Computer & Information Science Department   Polytechnic University

ATTENTION: THIS WEB SITE HAS MOVED. The pages you are looking at are no longer being maintained. Please go to http://www.poly.edu/cis/ to visit the new site of the Department of Computer and Information Science at Polytechnic University.

Databases And Information Retrieval

(Profs. Delis, Hellerstein, Memon, Suel)

The fourth major research concentration in the department is concerned with the management, querying and analysis of large data sets, and includes the areas of database systems, data mining, information retrieval, and web search and exploration. Work is performed in several labs and research groups, with emphasis on algorithmic and architectural issues.

Client-Server Databases: Prof. Delis and his students in the Database Systems Lab are working on architectural and performance issues for client-server databases. Most modern databases are organized following variants of the Client-Server model, where a number of clients (e.g., PCs) interact with one or more servers that use database engines to retrieve data and serve it to the clients. Prof. Delis' work, supported by an NSF Career Award, focuses on performance issues in such architectures, where a naive implementation quickly leads to a performance bottleneck at the server. He has studied the scalability of the standard two-tier Client-Server model, and has proposed a three-tier model that employs a number of optimization techniques, including caching, prefetching, and client clustering, to scale to larger numbers of clients.

Query Processing and Optimization: Database systems have to be able to efficiently process highly complicated queries on large amounts of data. To achieve this, systems use a variety of techniques, such as highly optimized index structures for accessing the data, or query optimization for finding the best way to execute a query. Several faculty members are working on new techniques in this area, including index structures, cost estimation techniques, approximate query answers, and efficient operations in spatial databases. In particular, Prof. Delis has studied the performance characteristics of common index structures for disk- and memory-resident data, and the efficient implementation of temporal query operations. Prof. Hellerstein is working on new techniques for selectivity and cost estimation of database queries, and has worked on efficient coding schemes for parallel disk architectures (RAID) and methods for generating random range queries. Prof. Suel is working on problems in selectivity estimation, data partitioning, sampling and approximation techniques for query results, and query processing in spatial databases.

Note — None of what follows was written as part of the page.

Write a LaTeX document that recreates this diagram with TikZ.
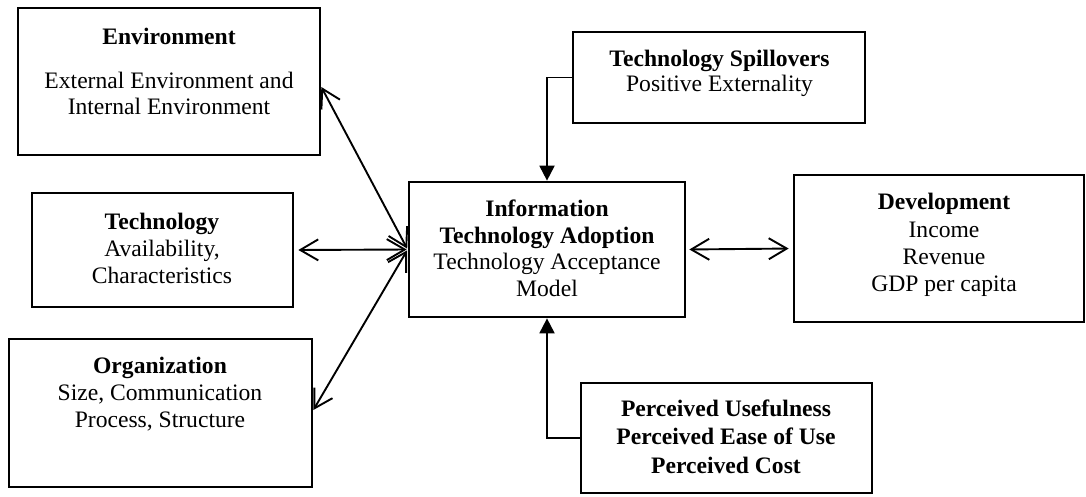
\documentclass[tikz,border=0pt]{standalone}
\usepackage{fontspec}
\setmainfont{Liberation Serif}
\usetikzlibrary{arrows.meta}
\begin{document}
\begin{tikzpicture}[x=1pt,y=-1pt,
  box/.style={draw=black,line width=2.7pt,rectangle,inner sep=0pt},
  hd/.style={font=\fontsize{23.6}{27}\selectfont\bfseries,anchor=base,inner sep=0pt},
  tx/.style={font=\fontsize{23.6}{27}\selectfont,anchor=base,inner sep=0pt},
  biarrow/.style={line width=1.9pt,{Straight Barb[length=18pt,width=21pt]}-{Straight Barb[length=18pt,width=21pt]}},
  farrow/.style={line width=1.9pt,-{Triangle[length=15pt,width=15pt]}}]
\useasboundingbox (0,0) rectangle (1086,496);
% boxes
\node[box,minimum width=302pt,minimum height=147pt] (env) at (169,81.5) {};
\node[box,minimum width=261pt,minimum height=114pt] (tech) at (162.5,250) {};
\node[box,minimum width=303pt,minimum height=148pt] (org) at (160.5,413) {};
\node[box,minimum width=276pt,minimum height=135pt] (adopt) at (547,249.5) {};
\node[box,minimum width=292pt,minimum height=91pt] (spill) at (719,77.5) {};
\node[box,minimum width=291pt,minimum height=110pt] (perc) at (726.5,438) {};
\node[box,minimum width=290pt,minimum height=147pt] (dev) at (939,248.5) {};
% texts
\node[hd] (envh) at (169,44) {Environment};
\node[tx] (env1) at (169,88) {External Environment and};
\node[tx] (env2) at (169,114) {Internal Environment};
\node[hd] (techh) at (162,229) {Technology};
\node[tx] (tech1) at (162,256) {Availability,};
\node[tx] (tech2) at (162,283) {Characteristics};
\node[hd] (orgh) at (160,373) {Organization};
\node[tx] (org1) at (160,400) {Size, Communication};
\node[tx] (org2) at (160,427) {Process, Structure};
\node[hd] (adh1) at (547,216) {Information};
\node[hd] (adh2) at (547,243) {Technology Adoption};
\node[tx] (ad1) at (547,269) {Technology Acceptance};
\node[tx] (ad2) at (547,296) {Model};
\node[hd] (spillh) at (719.5,66) {Technology Spillovers};
\node[tx] (spill1) at (719.5,91) {Positive Externality};
\node[hd] (perc1) at (726,416) {Perceived Usefulness};
\node[hd] (perc2) at (726,444) {Perceived Ease of Use};
\node[hd] (perc3) at (726,473) {Perceived Cost};
\node[hd] (devh) at (944,209) {Development};
\node[tx] (dev1) at (944,237) {Income};
\node[tx] (dev2) at (944,264) {Revenue};
\node[tx] (dev3) at (944,291) {GDP per capita};
% connectors
\draw[biarrow,shorten >=1pt] ([yshift=-5.5pt]env.east) -- (adopt.west);
\draw[biarrow,shorten <=4pt,shorten >=1pt] (tech.east) -- (adopt.west);
\draw[biarrow,shorten >=1pt] ([yshift=3pt]org.east) -- (adopt.west);
\draw[biarrow,shorten <=3pt,shorten >=4pt] (adopt.east) -- (dev.west);
\draw[farrow] (spill.west) -| (adopt.north);
\draw[farrow] (perc.west) -| (adopt.south);
\end{tikzpicture}
\end{document}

Intelligent Information Retrieval and Text Mining: Prof. Hellerstein is working on problems in intelligent information retrieval, such as learning to automatically categorize documents by topic, and learning to extract information from documents. Her work in this area, supported by a grant from the National Science Foundation, focuses on learning-based approaches based on fundamental results from Computational Learning Theory. Prof. Hellerstein is also leading a reading group of faculty and students focusing on current developments in information retrieval and machine learning.

Web Search and Analysis: One of the most fundamental problems facing the World Wide Web is how to efficiently find the desired information among the more than one billion currently accessible web pages. A large amount of industrial and academic work over the last few years has focused on this problem, and powerful search engines (such as AltaVista and Google) have been built using massive amounts of hardware. However, the basic search problem is far from resolved, and new challenges arise constantly as the web evolves.

Prof. Suel and his students are working on techniques for improving the efficiency of web search. Besides improving the quality of the search results, it is also important to improve computing and storage efficiency in order to keep up with the growth of the web and allow a deployment on more modest hardware. Closely related problems of interest are those of exploring or analyzing the structure and properties of the web and of efficiently storing and archiving the content of the web. Search engines need to be able to store massive amounts of encountered pages, and many techniques used by current search engines to rank results are based on analyzing and exploiting the hyperlink structure of the web.

Prof. Suel's research in this area, performed in the recently opened Web Exploration and Search Technology Lab (WestLab), looks at a number of problems in this context, ranging from system building to formal algorithm design and analysis, and includes the storage and compression of large web page collections, efficient data acquisition (crawling), analysis of the web graph and structure, and support for powerful query operations on web archives. Parts of this work are also performed in collaboration with Profs. Delis, Hellerstein, and Memon.